• _Exercise brief_: Quote word for word the lines below, beginning with the first and ending with the one that has "return (H - B - y) / ph". Drop the pictures.

◆ ◆ ◆ ◆ ◆ ◆ ◆

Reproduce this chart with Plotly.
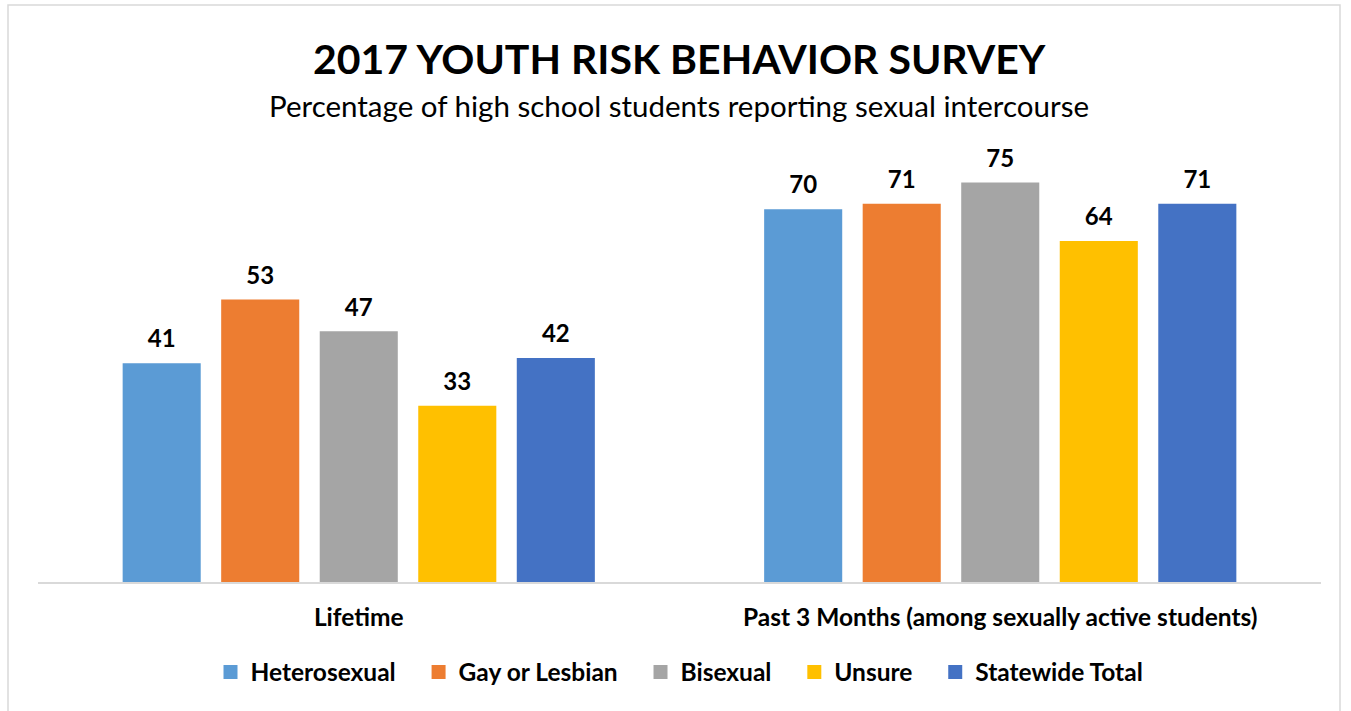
import plotly.graph_objects as go

categories = ["Lifetime", "Past 3 Months (among sexually active students)"]
groups = ["Heterosexual", "Gay or Lesbian", "Bisexual", "Unsure", "Statewide Total"]
values = {
    "Heterosexual": [41, 70],
    "Gay or Lesbian": [53, 71],
    "Bisexual": [47, 75],
    "Unsure": [33, 64],
    "Statewide Total": [42, 71],
}
colors = ["#5B9BD5", "#ED7D31", "#A5A5A5", "#FFC000", "#4472C4"]

FONT = "Lato"
SPACE = "\u00a0"

fig = go.Figure()
for i, (name, color) in enumerate(zip(groups, colors)):
    # pad legend entries (except the last) so items sit further apart
    pad = SPACE * 3 if i < len(groups) - 1 else ""
    fig.add_trace(go.Bar(
        name=name + pad,
        x=categories,
        y=values[name],
        marker=dict(color=color, line=dict(width=2, color=color)),
        # value label with a short spacer line underneath to lift it off the bar
        text=[f"<span style='font-size:24px'><b>{v}</b></span><br>&nbsp;" for v in values[name]],
        textposition="outside",
        textfont=dict(family=FONT, size=9, color="#000000"),
        cliponaxis=False,
    ))

W, H = 1351, 711
L, R, T, B = 38, 30, 157, 129
pw, ph = W - L - R, H - T - B


def px(x):
    return (x - L) / pw


def py(y):
    return (H - B - y) / ph


fig.update_layout(
    width=W, height=H,
    margin=dict(l=L, r=R, t=T, b=B),
    paper_bgcolor="white", plot_bgcolor="white",
    barmode="group", bargap=0.232, bargroupgap=0.228,
    font=dict(family=FONT, color="#000000"),
    showlegend=True,
    legend=dict(
        orientation="h", x=0.5, xanchor="center", y=py(672), yanchor="middle",
        font=dict(family=FONT, size=24.5, color="#000000", weight="bold"),
        traceorder="normal",
    ),
    xaxis=dict(
        showline=True, linecolor="#D9D9D9", linewidth=2,
        ticks="", showgrid=False, zeroline=False,
        tickfont=dict(family=FONT, size=24.5, color="#000000"),
        ticklabelstandoff=13,
        tickvals=categories, ticktext=[f"<b>{c}</b>" for c in categories],
    ),
    yaxis=dict(range=[0, 80], visible=False, showgrid=False, zeroline=False),
    annotations=[
        dict(text="<b>2017 YOUTH RISK BEHAVIOR SURVEY</b>", xref="paper", yref="paper",
             x=px(679), y=py(58), xanchor="center", yanchor="middle", showarrow=False,
             font=dict(family=FONT, size=41, color="#000000")),
        dict(text="Percentage of high school students reporting sexual intercourse",
             xref="paper", yref="paper", x=px(679), y=py(105), xanchor="center",
             yanchor="middle", showarrow=False,
             font=dict(family=FONT, size=29.5, color="#000000")),
    ],
    shapes=[
        dict(type="rect", xref="paper", yref="paper",
             x0=px(8), x1=px(1340), y0=py(730), y1=py(5),
             line=dict(color="#D9D9D9", width=1.5), fillcolor="rgba(0,0,0,0)"),
    ],
)

fig.write_html("out.html")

◆ ◆ ◆ ◆ ◆ ◆ ◆

• _Output for this exercise_:
Reproduce this chart with Plotly.
import plotly.graph_objects as go

categories = ["Lifetime", "Past 3 Months (among sexually active students)"]
groups = ["Heterosexual", "Gay or Lesbian", "Bisexual", "Unsure", "Statewide Total"]
values = {
    "Heterosexual": [41, 70],
    "Gay or Lesbian": [53, 71],
    "Bisexual": [47, 75],
    "Unsure": [33, 64],
    "Statewide Total": [42, 71],
}
colors = ["#5B9BD5", "#ED7D31", "#A5A5A5", "#FFC000", "#4472C4"]

FONT = "Lato"
SPACE = "\u00a0"

fig = go.Figure()
for i, (name, color) in enumerate(zip(groups, colors)):
    # pad legend entries (except the last) so items sit further apart
    pad = SPACE * 3 if i < len(groups) - 1 else ""
    fig.add_trace(go.Bar(
        name=name + pad,
        x=categories,
        y=values[name],
        marker=dict(color=color, line=dict(width=2, color=color)),
        # value label with a short spacer line underneath to lift it off the bar
        text=[f"<span style='font-size:24px'><b>{v}</b></span><br>&nbsp;" for v in values[name]],
        textposition="outside",
        textfont=dict(family=FONT, size=9, color="#000000"),
        cliponaxis=False,
    ))

W, H = 1351, 711
L, R, T, B = 38, 30, 157, 129
pw, ph = W - L - R, H - T - B


def px(x):
    return (x - L) / pw


def py(y):
    return (H - B - y) / ph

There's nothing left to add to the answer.